Jim Walsh, St. Paul Pioneer Press: 1. The Beatifics 2. Brother Sun Sister Moon 3. The Buck-Fifty Boys 4. Magnatone 5. Lifter Puller (Honorable mentions: Tom Farmer; Vantage Canada; DJ Woody McBride; The Strawdogs; Marina Glass; Blue Dot Trance; Tim O'Reagan and Karen Grotberg; Own; Carp 18; Koerner, Ray and Glover)
Pat Whalen, K-Tel Records/independent promoter: 1. Brother Sun Sister Moon 2. Dave King and whatever 3. (tie) Atmosphere/Beyond etc. 5. (tie) Sandwiches/ Mindphaseone. Also: The Conquerors--Brother Sun Sister Moon's debut CD is a tasty future-pop synesthesia, but who'd have guessed that they would be so astronomically swell live? Export ready, with upscale grooves and looks to permanently maim. Omnipresent percussionist Dave King has shown lots of local rock fans that jazz ain't just for academics. He's a gas to watch, whether he's playing with Casino Royale, Happy Apple, The Starry-Eyed Lovelies, Salpeen, or whatever. Entrepreneurs with attitude, Slug and crew are tearing the logos off of hip hop. As for noteworthy local recordings, that Sandwiches song "2222 Nicollet Ave." has got to be the little local ditty of the decade, and Mind Phase One's full-length debut is a world-class model of electronicalismo. There's a fuzzy cord that runs from the Litter, to the Hypstyrz, through the Mofos, around the Funseekers, and up the Conquerors. Give it a little tug and see what happens.

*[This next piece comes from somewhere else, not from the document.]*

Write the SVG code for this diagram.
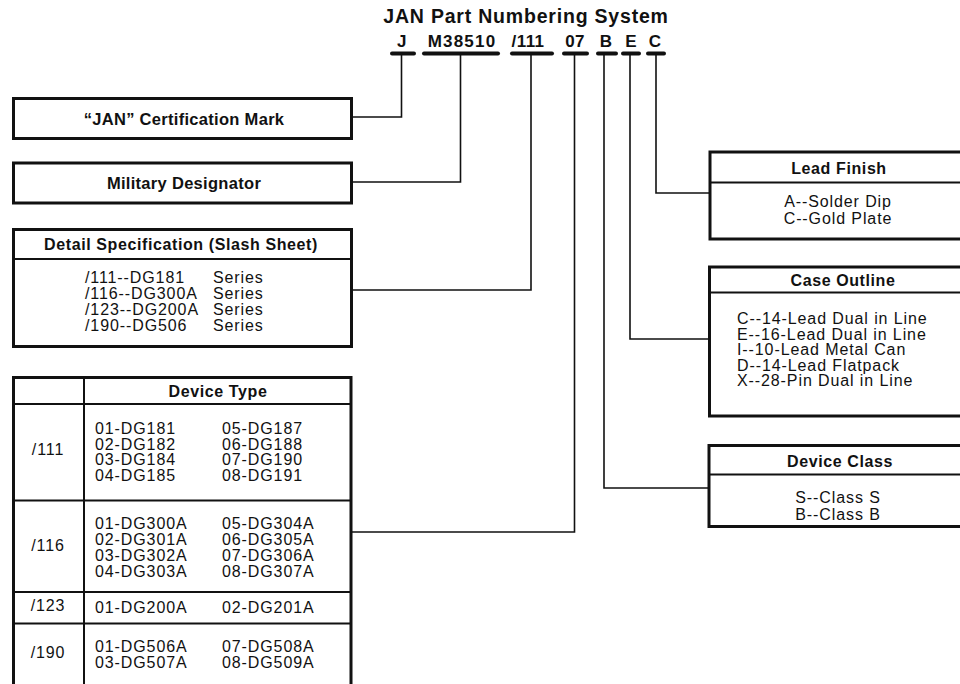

Mark Wheat, KFAI's Local Sound Department/Pulse: 1. Brother Sun Sister Moon 2. Plain Jane 3. Druel 4. Happy Apple 5. The Big Wu--Seems like five years ago I was trying to choose five bands for this thing that maybe had a good demo out and had played a few good shows in the Entry. Now it seems possible to build a solid list from bands that have full CDs out and have had some kind of recognition beyond the Twin Cities. Were The Beatifics, Magnatone, Sukpatch, Mindphaseone or Mike Merz and the Can O' Worms considered for last year's poll? If not, maybe that should be my list!